> _Task directions_
Go through the listing and return every line with "matplotlib" in it.

> _Rows_
__________________________________________________

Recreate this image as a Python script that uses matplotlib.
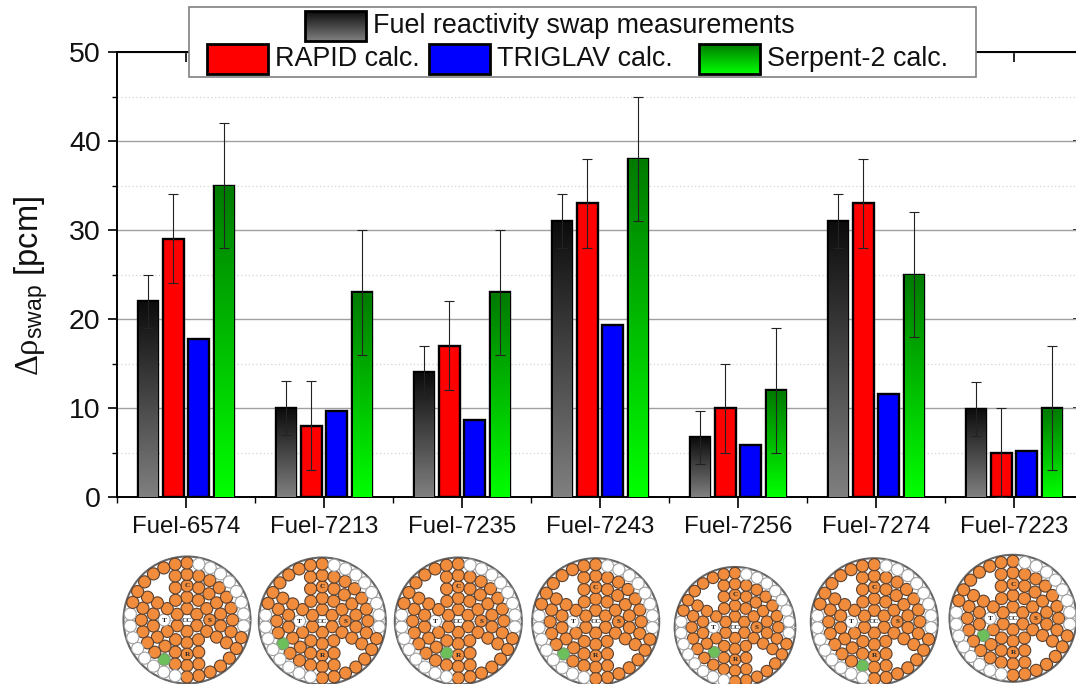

__________________________________________________

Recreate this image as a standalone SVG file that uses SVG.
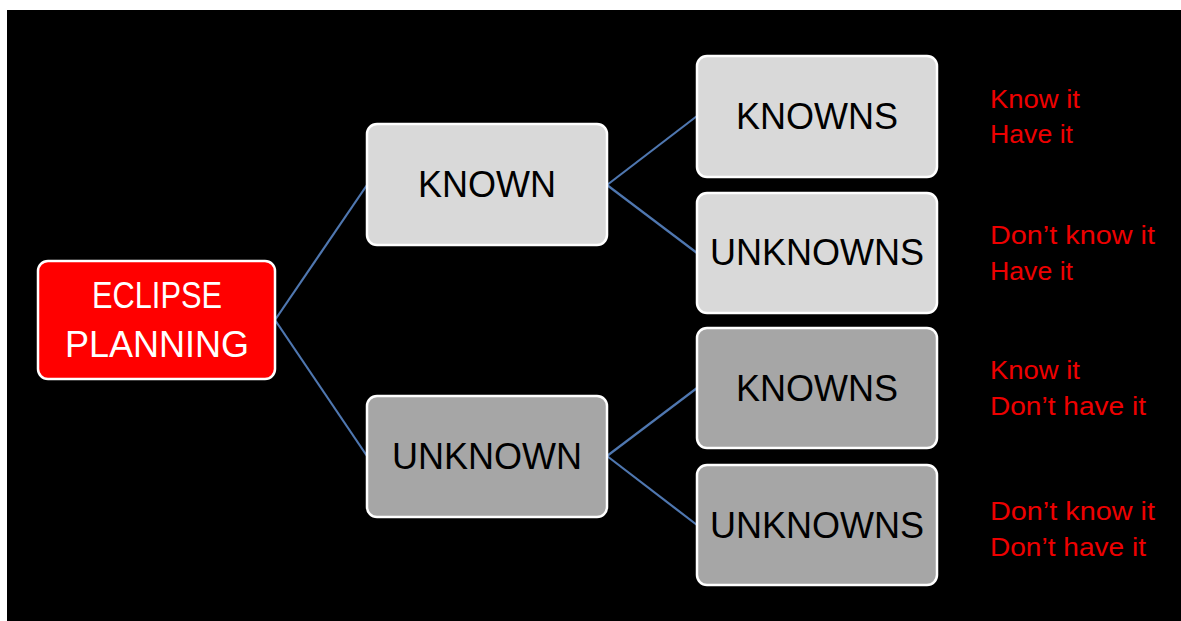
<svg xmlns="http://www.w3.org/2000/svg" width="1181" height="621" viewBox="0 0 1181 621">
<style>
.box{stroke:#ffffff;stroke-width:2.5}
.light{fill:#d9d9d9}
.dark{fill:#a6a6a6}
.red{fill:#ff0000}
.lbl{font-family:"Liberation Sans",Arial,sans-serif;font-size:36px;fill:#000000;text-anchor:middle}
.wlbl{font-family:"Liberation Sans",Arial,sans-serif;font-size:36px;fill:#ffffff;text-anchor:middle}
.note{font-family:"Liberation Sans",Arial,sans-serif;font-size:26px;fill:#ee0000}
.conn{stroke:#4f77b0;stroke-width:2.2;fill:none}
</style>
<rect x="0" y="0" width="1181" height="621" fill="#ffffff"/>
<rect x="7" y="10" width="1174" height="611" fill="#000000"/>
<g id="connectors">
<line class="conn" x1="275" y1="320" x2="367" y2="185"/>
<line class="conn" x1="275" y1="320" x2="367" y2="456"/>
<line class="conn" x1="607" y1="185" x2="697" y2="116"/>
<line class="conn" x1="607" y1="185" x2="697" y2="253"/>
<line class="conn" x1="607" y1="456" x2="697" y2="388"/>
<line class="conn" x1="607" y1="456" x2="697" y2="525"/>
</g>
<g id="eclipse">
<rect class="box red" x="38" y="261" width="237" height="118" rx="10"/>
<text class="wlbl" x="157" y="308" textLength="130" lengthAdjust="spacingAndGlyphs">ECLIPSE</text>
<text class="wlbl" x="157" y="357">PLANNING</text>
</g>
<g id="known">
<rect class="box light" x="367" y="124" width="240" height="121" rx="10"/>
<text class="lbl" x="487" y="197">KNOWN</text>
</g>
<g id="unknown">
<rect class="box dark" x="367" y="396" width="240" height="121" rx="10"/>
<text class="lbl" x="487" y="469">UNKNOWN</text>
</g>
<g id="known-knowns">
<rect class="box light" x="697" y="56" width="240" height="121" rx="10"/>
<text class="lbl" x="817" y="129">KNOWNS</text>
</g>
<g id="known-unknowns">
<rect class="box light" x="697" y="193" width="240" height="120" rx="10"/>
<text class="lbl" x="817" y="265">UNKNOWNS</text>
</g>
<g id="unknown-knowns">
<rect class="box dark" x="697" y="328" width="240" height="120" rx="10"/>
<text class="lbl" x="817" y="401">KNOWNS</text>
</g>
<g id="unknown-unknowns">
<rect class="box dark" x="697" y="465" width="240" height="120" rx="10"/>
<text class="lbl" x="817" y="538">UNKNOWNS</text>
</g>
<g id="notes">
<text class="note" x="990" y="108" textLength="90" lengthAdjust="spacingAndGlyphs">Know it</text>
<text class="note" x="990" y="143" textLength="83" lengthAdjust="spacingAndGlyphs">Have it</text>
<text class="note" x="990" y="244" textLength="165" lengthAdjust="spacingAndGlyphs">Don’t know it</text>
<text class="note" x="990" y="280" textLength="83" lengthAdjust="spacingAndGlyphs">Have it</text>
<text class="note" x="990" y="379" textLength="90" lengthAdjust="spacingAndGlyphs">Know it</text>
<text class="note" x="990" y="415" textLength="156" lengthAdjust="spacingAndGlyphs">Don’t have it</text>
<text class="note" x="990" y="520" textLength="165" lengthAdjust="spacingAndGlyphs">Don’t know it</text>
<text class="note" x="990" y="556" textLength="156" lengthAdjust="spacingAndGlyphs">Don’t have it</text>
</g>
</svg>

__________________________________________________

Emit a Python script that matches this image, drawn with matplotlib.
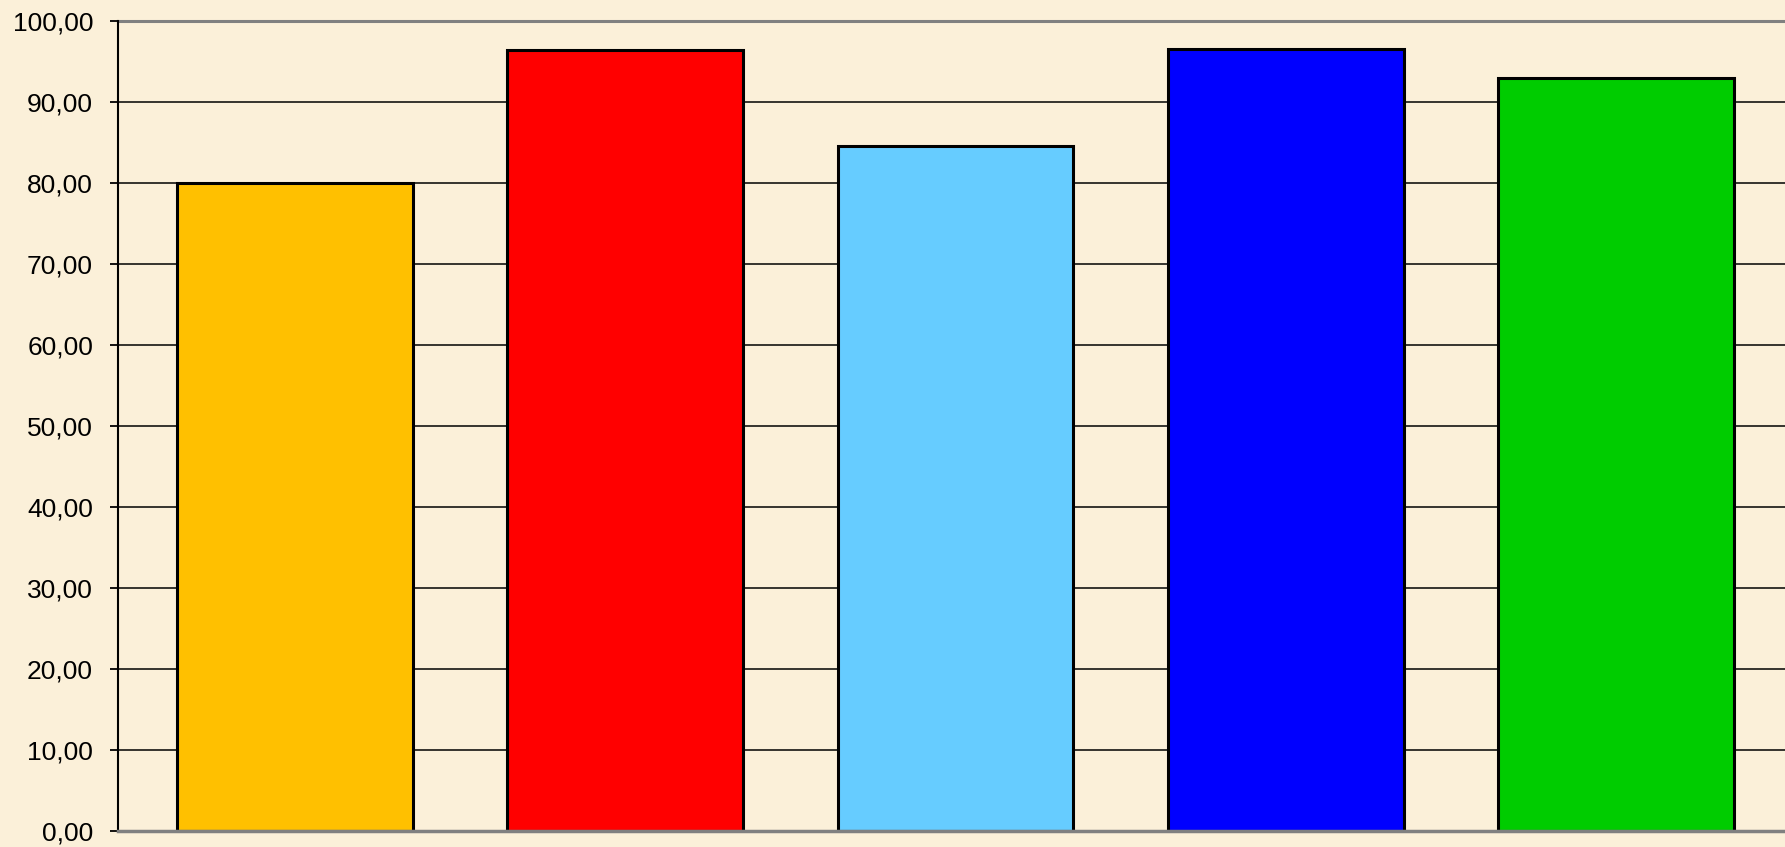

__________________________________________________

> _Written response_
Recreate this image as a Python script that uses matplotlib.
Emit a Python script that matches this image, drawn with matplotlib.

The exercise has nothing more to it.